• [COLLECTED DATA]:

+===+

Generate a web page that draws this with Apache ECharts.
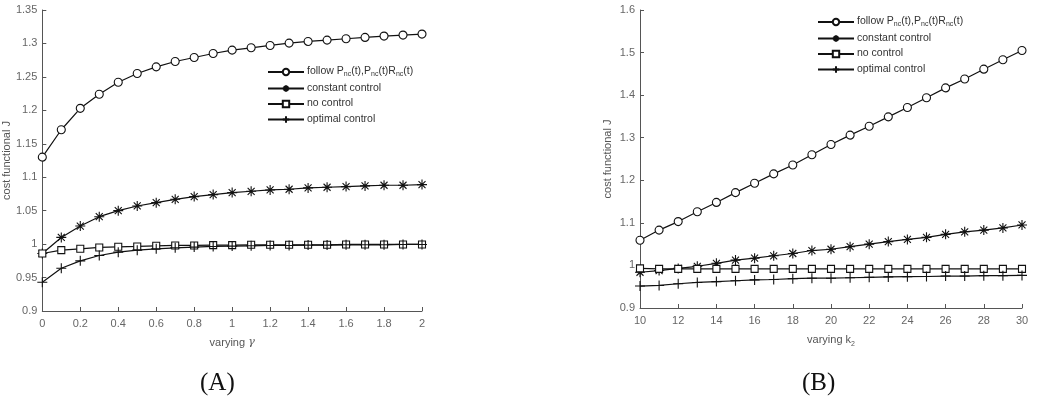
<!DOCTYPE html>
<html>
<head>
<meta charset="utf-8">
<script src="https://cdn.jsdelivr.net/npm/echarts@6/dist/echarts.min.js"></script>
<style>
  html, body { margin: 0; padding: 0; background: #fff; }
  #main { width: 1044px; height: 408px; }
</style>
</head>
<body>
<div id="main"></div>
<script>
// panel A: varying gamma
var gammaVals = [0, 0.1, 0.2, 0.3, 0.4, 0.5, 0.6, 0.7, 0.8, 0.9, 1.0, 1.1, 1.2, 1.3, 1.4, 1.5, 1.6, 1.7, 1.8, 1.9, 2.0];
var followA   = [1.130, 1.171, 1.203, 1.224, 1.242, 1.255, 1.265, 1.273, 1.279, 1.285, 1.290, 1.2935, 1.297, 1.3005, 1.303, 1.305, 1.307, 1.309, 1.311, 1.3125, 1.314];
var constantA = [0.986, 1.010, 1.027, 1.041, 1.050, 1.057, 1.062, 1.067, 1.071, 1.074, 1.077, 1.079, 1.081, 1.082, 1.084, 1.085, 1.086, 1.087, 1.088, 1.088, 1.089];
var noCtrlA   = [0.986, 0.991, 0.993, 0.995, 0.996, 0.9965, 0.9975, 0.998, 0.998, 0.9985, 0.9985, 0.999, 0.999, 0.999, 0.999, 0.999, 0.9995, 0.9995, 0.9995, 0.9995, 0.9995];
var optimalA  = [0.943, 0.964, 0.975, 0.983, 0.988, 0.991, 0.993, 0.9945, 0.9955, 0.9965, 0.997, 0.9975, 0.998, 0.998, 0.9985, 0.9985, 0.999, 0.999, 0.999, 0.9995, 0.9995];

// panel B: varying k2
var k2Vals    = [10, 11, 12, 13, 14, 15, 16, 17, 18, 19, 20, 21, 22, 23, 24, 25, 26, 27, 28, 29, 30];
var followB   = [1.059, 1.083, 1.103, 1.126, 1.148, 1.171, 1.193, 1.215, 1.236, 1.260, 1.284, 1.306, 1.327, 1.349, 1.371, 1.394, 1.417, 1.438, 1.461, 1.483, 1.505];
var constantB = [0.984, 0.988, 0.993, 0.998, 1.005, 1.0125, 1.017, 1.0227, 1.028, 1.035, 1.038, 1.044, 1.050, 1.056, 1.061, 1.066, 1.073, 1.079, 1.083, 1.088, 1.095];
var noCtrlB   = [0.993, 0.992, 0.992, 0.992, 0.992, 0.992, 0.992, 0.992, 0.992, 0.992, 0.992, 0.992, 0.992, 0.992, 0.992, 0.992, 0.992, 0.992, 0.992, 0.992, 0.992];
var optimalB  = [0.9516, 0.953, 0.957, 0.960, 0.962, 0.964, 0.966, 0.967, 0.969, 0.970, 0.970, 0.971, 0.972, 0.973, 0.9735, 0.974, 0.975, 0.975, 0.976, 0.976, 0.9766];

var names = ['follow', 'constant control', 'no control', 'optimal control'];

var FONT = '"Liberation Sans", Arial, sans-serif';
var AX = '#555';
var INK = '#111';

// marker shapes, drawn as outlines with a white fill
var circle = 'path://M5,0A5,5,0,1,1,4.99,0Z';
var asterisk = 'path://M0,5L10,5M5,0L5,10M1.5,1.5L8.5,8.5M8.5,1.5L1.5,8.5';
var square = 'path://M0,0L10,0L10,10L0,10Z';
var plus = 'path://M0,5L10,5M5,0L5,10';
var symbols = [circle, asterisk, square, plus];
var symSizes = [8, 10, 7, 10];

function zip(xs, ys) {
    return xs.map(function (x, i) { return [x, ys[i]]; });
}

function makeSeries(idx, xs, ys, k) {
    return {
        name: names[k],
        type: 'line',
        xAxisIndex: idx,
        yAxisIndex: idx,
        data: zip(xs, ys),
        symbol: symbols[k],
        symbolSize: symSizes[k],
        showAllSymbol: true,
        animation: false,
        lineStyle: { color: INK, width: 1.2 },
        itemStyle: { color: '#fff', borderColor: INK, borderWidth: 1.1 },
        emphasis: { disabled: true }
    };
}

function makeXAxis(idx, min, max, interval, nameRich, gap) {
    return {
        type: 'value', gridIndex: idx, min: min, max: max, interval: interval,
        name: nameRich, nameLocation: 'middle', nameGap: gap,
        nameTextStyle: {
            color: '#555', fontFamily: FONT, fontSize: 11,
            rich: {
                a: { fontFamily: FONT, fontSize: 11, color: '#555', lineHeight: 14, verticalAlign: 'top' },
                g: { fontFamily: '"DejaVu Serif", serif', fontStyle: 'italic', fontSize: 11, color: '#555', lineHeight: 14, verticalAlign: 'top' },
                s: { fontFamily: FONT, fontSize: 7, color: '#555', lineHeight: 8, verticalAlign: 'bottom', padding: [6, 0, 0, 0] }
            }
        },
        axisLine: { onZero: false, lineStyle: { color: AX, width: 1 } },
        axisTick: { inside: true, length: 4, lineStyle: { color: AX } },
        axisLabel: { color: '#666', fontFamily: FONT, fontSize: 11, margin: 7 },
        splitLine: { show: false }
    };
}

function makeYAxis(idx, min, max, interval) {
    return {
        type: 'value', gridIndex: idx, min: min, max: max, interval: interval,
        name: 'cost functional J', nameLocation: 'middle', nameGap: 27,
        nameTextStyle: { color: '#555', fontFamily: FONT, fontSize: 11 },
        axisLine: { show: true, onZero: false, lineStyle: { color: AX, width: 1 } },
        axisTick: { show: true, inside: true, length: 4, lineStyle: { color: AX } },
        axisLabel: { color: '#666', fontFamily: FONT, fontSize: 11, margin: 5 },
        splitLine: { show: false }
    };
}

function legendFormatter(name) {
    if (name === 'follow') {
        return '{a|follow P}{s|nc}{a|(t),P}{s|nc}{a|(t)R}{s|nc}{a|(t)}';
    }
    return '{a|' + name + '}';
}

function makeLegend(left, top) {
    return {
        data: names, orient: 'vertical', left: left, top: top,
        itemWidth: 36, itemHeight: 8, itemGap: 4.5,
        selectedMode: false,
        formatter: legendFormatter,
        textStyle: {
            fontFamily: FONT, fontSize: 10.5, color: '#333', padding: [0, 0, 0, -2],
            rich: {
                a: { fontFamily: FONT, fontSize: 10.5, color: '#333', lineHeight: 12, verticalAlign: 'top' },
                s: { fontFamily: FONT, fontSize: 7, color: '#333', lineHeight: 6, verticalAlign: 'bottom', padding: [6, 0, 0, 0] }
            }
        }
    };
}

var series = [];
[followA, constantA, noCtrlA, optimalA].forEach(function (ys, k) { series.push(makeSeries(0, gammaVals, ys, k)); });
[followB, constantB, noCtrlB, optimalB].forEach(function (ys, k) { series.push(makeSeries(1, k2Vals, ys, k)); });

var myChart = echarts.init(document.getElementById('main'));
var option = {
    backgroundColor: '#fff',
    animation: false,
    grid: [
        { left: 40, top: 10, width: 382, height: 301 },
        { left: 640, top: 10, width: 382, height: 298 }
    ],
    xAxis: [
        makeXAxis(0, 0, 2, 0.2, '{a|varying }{g|γ}', 26),
        makeXAxis(1, 10, 30, 2, '{a|varying k}{s|2}', 26)
    ],
    yAxis: [
        makeYAxis(0, 0.9, 1.35, 0.05),
        makeYAxis(1, 0.9, 1.6, 0.1)
    ],
    legend: [
        makeLegend(262, 60),
        makeLegend(812, 10)
    ],
    graphic: [
        { type: 'text', left: 200, top: 371, style: { text: '(A)', font: '25px "Liberation Serif", "DejaVu Serif", serif', fill: '#111' } },
        { type: 'text', left: 802, top: 371, style: { text: '(B)', font: '25px "Liberation Serif", "DejaVu Serif", serif', fill: '#111' } }
    ],
    series: series
};
myChart.setOption(option);
</script>
</body>
</html>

+===+

Transcribe each line above verbatim, with the pictures left out.

• [ANSWER FOR THE TASK]:
Generate a web page that draws this with Apache ECharts.
<!DOCTYPE html>
<html>
<head>
<meta charset="utf-8">
<script src="https://cdn.jsdelivr.net/npm/echarts@6/dist/echarts.min.js"></script>
<style>
  html, body { margin: 0; padding: 0; background: #fff; }
  #main { width: 1044px; height: 408px; }
</style>
</head>
<body>
<div id="main"></div>
<script>
// panel A: varying gamma
var gammaVals = [0, 0.1, 0.2, 0.3, 0.4, 0.5, 0.6, 0.7, 0.8, 0.9, 1.0, 1.1, 1.2, 1.3, 1.4, 1.5, 1.6, 1.7, 1.8, 1.9, 2.0];
var followA   = [1.130, 1.171, 1.203, 1.224, 1.242, 1.255, 1.265, 1.273, 1.279, 1.285, 1.290, 1.2935, 1.297, 1.3005, 1.303, 1.305, 1.307, 1.309, 1.311, 1.3125, 1.314];
var constantA = [0.986, 1.010, 1.027, 1.041, 1.050, 1.057, 1.062, 1.067, 1.071, 1.074, 1.077, 1.079, 1.081, 1.082, 1.084, 1.085, 1.086, 1.087, 1.088, 1.088, 1.089];
var noCtrlA   = [0.986, 0.991, 0.993, 0.995, 0.996, 0.9965, 0.9975, 0.998, 0.998, 0.9985, 0.9985, 0.999, 0.999, 0.999, 0.999, 0.999, 0.9995, 0.9995, 0.9995, 0.9995, 0.9995];
var optimalA  = [0.943, 0.964, 0.975, 0.983, 0.988, 0.991, 0.993, 0.9945, 0.9955, 0.9965, 0.997, 0.9975, 0.998, 0.998, 0.9985, 0.9985, 0.999, 0.999, 0.999, 0.9995, 0.9995];

// panel B: varying k2
var k2Vals    = [10, 11, 12, 13, 14, 15, 16, 17, 18, 19, 20, 21, 22, 23, 24, 25, 26, 27, 28, 29, 30];
var followB   = [1.059, 1.083, 1.103, 1.126, 1.148, 1.171, 1.193, 1.215, 1.236, 1.260, 1.284, 1.306, 1.327, 1.349, 1.371, 1.394, 1.417, 1.438, 1.461, 1.483, 1.505];
var constantB = [0.984, 0.988, 0.993, 0.998, 1.005, 1.0125, 1.017, 1.0227, 1.028, 1.035, 1.038, 1.044, 1.050, 1.056, 1.061, 1.066, 1.073, 1.079, 1.083, 1.088, 1.095];
var noCtrlB   = [0.993, 0.992, 0.992, 0.992, 0.992, 0.992, 0.992, 0.992, 0.992, 0.992, 0.992, 0.992, 0.992, 0.992, 0.992, 0.992, 0.992, 0.992, 0.992, 0.992, 0.992];
var optimalB  = [0.9516, 0.953, 0.957, 0.960, 0.962, 0.964, 0.966, 0.967, 0.969, 0.970, 0.970, 0.971, 0.972, 0.973, 0.9735, 0.974, 0.975, 0.975, 0.976, 0.976, 0.9766];

var names = ['follow', 'constant control', 'no control', 'optimal control'];

var FONT = '"Liberation Sans", Arial, sans-serif';
var AX = '#555';
var INK = '#111';

// marker shapes, drawn as outlines with a white fill
var circle = 'path://M5,0A5,5,0,1,1,4.99,0Z';
var asterisk = 'path://M0,5L10,5M5,0L5,10M1.5,1.5L8.5,8.5M8.5,1.5L1.5,8.5';
var square = 'path://M0,0L10,0L10,10L0,10Z';
var plus = 'path://M0,5L10,5M5,0L5,10';
var symbols = [circle, asterisk, square, plus];
var symSizes = [8, 10, 7, 10];

function zip(xs, ys) {
    return xs.map(function (x, i) { return [x, ys[i]]; });
}

function makeSeries(idx, xs, ys, k) {
    return {
        name: names[k],
        type: 'line',
        xAxisIndex: idx,
        yAxisIndex: idx,
        data: zip(xs, ys),
        symbol: symbols[k],
        symbolSize: symSizes[k],
        showAllSymbol: true,
        animation: false,
        lineStyle: { color: INK, width: 1.2 },
        itemStyle: { color: '#fff', borderColor: INK, borderWidth: 1.1 },
        emphasis: { disabled: true }
    };
}

function makeXAxis(idx, min, max, interval, nameRich, gap) {
    return {
        type: 'value', gridIndex: idx, min: min, max: max, interval: interval,
        name: nameRich, nameLocation: 'middle', nameGap: gap,
        nameTextStyle: {
            color: '#555', fontFamily: FONT, fontSize: 11,
            rich: {
                a: { fontFamily: FONT, fontSize: 11, color: '#555', lineHeight: 14, verticalAlign: 'top' },
                g: { fontFamily: '"DejaVu Serif", serif', fontStyle: 'italic', fontSize: 11, color: '#555', lineHeight: 14, verticalAlign: 'top' },
                s: { fontFamily: FONT, fontSize: 7, color: '#555', lineHeight: 8, verticalAlign: 'bottom', padding: [6, 0, 0, 0] }
            }
        },
        axisLine: { onZero: false, lineStyle: { color: AX, width: 1 } },
        axisTick: { inside: true, length: 4, lineStyle: { color: AX } },
        axisLabel: { color: '#666', fontFamily: FONT, fontSize: 11, margin: 7 },
        splitLine: { show: false }
    };
}

function makeYAxis(idx, min, max, interval) {
    return {
        type: 'value', gridIndex: idx, min: min, max: max, interval: interval,
        name: 'cost functional J', nameLocation: 'middle', nameGap: 27,
        nameTextStyle: { color: '#555', fontFamily: FONT, fontSize: 11 },
        axisLine: { show: true, onZero: false, lineStyle: { color: AX, width: 1 } },
        axisTick: { show: true, inside: true, length: 4, lineStyle: { color: AX } },
        axisLabel: { color: '#666', fontFamily: FONT, fontSize: 11, margin: 5 },
        splitLine: { show: false }
    };
}

function legendFormatter(name) {
    if (name === 'follow') {
        return '{a|follow P}{s|nc}{a|(t),P}{s|nc}{a|(t)R}{s|nc}{a|(t)}';
    }
    return '{a|' + name + '}';
}

function makeLegend(left, top) {
    return {
        data: names, orient: 'vertical', left: left, top: top,
        itemWidth: 36, itemHeight: 8, itemGap: 4.5,
        selectedMode: false,
        formatter: legendFormatter,
        textStyle: {
            fontFamily: FONT, fontSize: 10.5, color: '#333', padding: [0, 0, 0, -2],
            rich: {
                a: { fontFamily: FONT, fontSize: 10.5, color: '#333', lineHeight: 12, verticalAlign: 'top' },
                s: { fontFamily: FONT, fontSize: 7, color: '#333', lineHeight: 6, verticalAlign: 'bottom', padding: [6, 0, 0, 0] }
            }
        }
    };
}

var series = [];
[followA, constantA, noCtrlA, optimalA].forEach(function (ys, k) { series.push(makeSeries(0, gammaVals, ys, k)); });
[followB, constantB, noCtrlB, optimalB].forEach(function (ys, k) { series.push(makeSeries(1, k2Vals, ys, k)); });

var myChart = echarts.init(document.getElementById('main'));
var option = {
    backgroundColor: '#fff',
    animation: false,
    grid: [
        { left: 40, top: 10, width: 382, height: 301 },
        { left: 640, top: 10, width: 382, height: 298 }
    ],
    xAxis: [
        makeXAxis(0, 0, 2, 0.2, '{a|varying }{g|γ}', 26),
        makeXAxis(1, 10, 30, 2, '{a|varying k}{s|2}', 26)
    ],
    yAxis: [
        makeYAxis(0, 0.9, 1.35, 0.05),
        makeYAxis(1, 0.9, 1.6, 0.1)
    ],
    legend: [
        makeLegend(262, 60),
        makeLegend(812, 10)
    ],
    graphic: [
        { type: 'text', left: 200, top: 371, style: { text: '(A)', font: '25px "Liberation Serif", "DejaVu Serif", serif', fill: '#111' } },
        { type: 'text', left: 802, top: 371, style: { text: '(B)', font: '25px "Liberation Serif", "DejaVu Serif", serif', fill: '#111' } }
    ],
    series: series
};
myChart.setOption(option);
</script>
</body>
</html>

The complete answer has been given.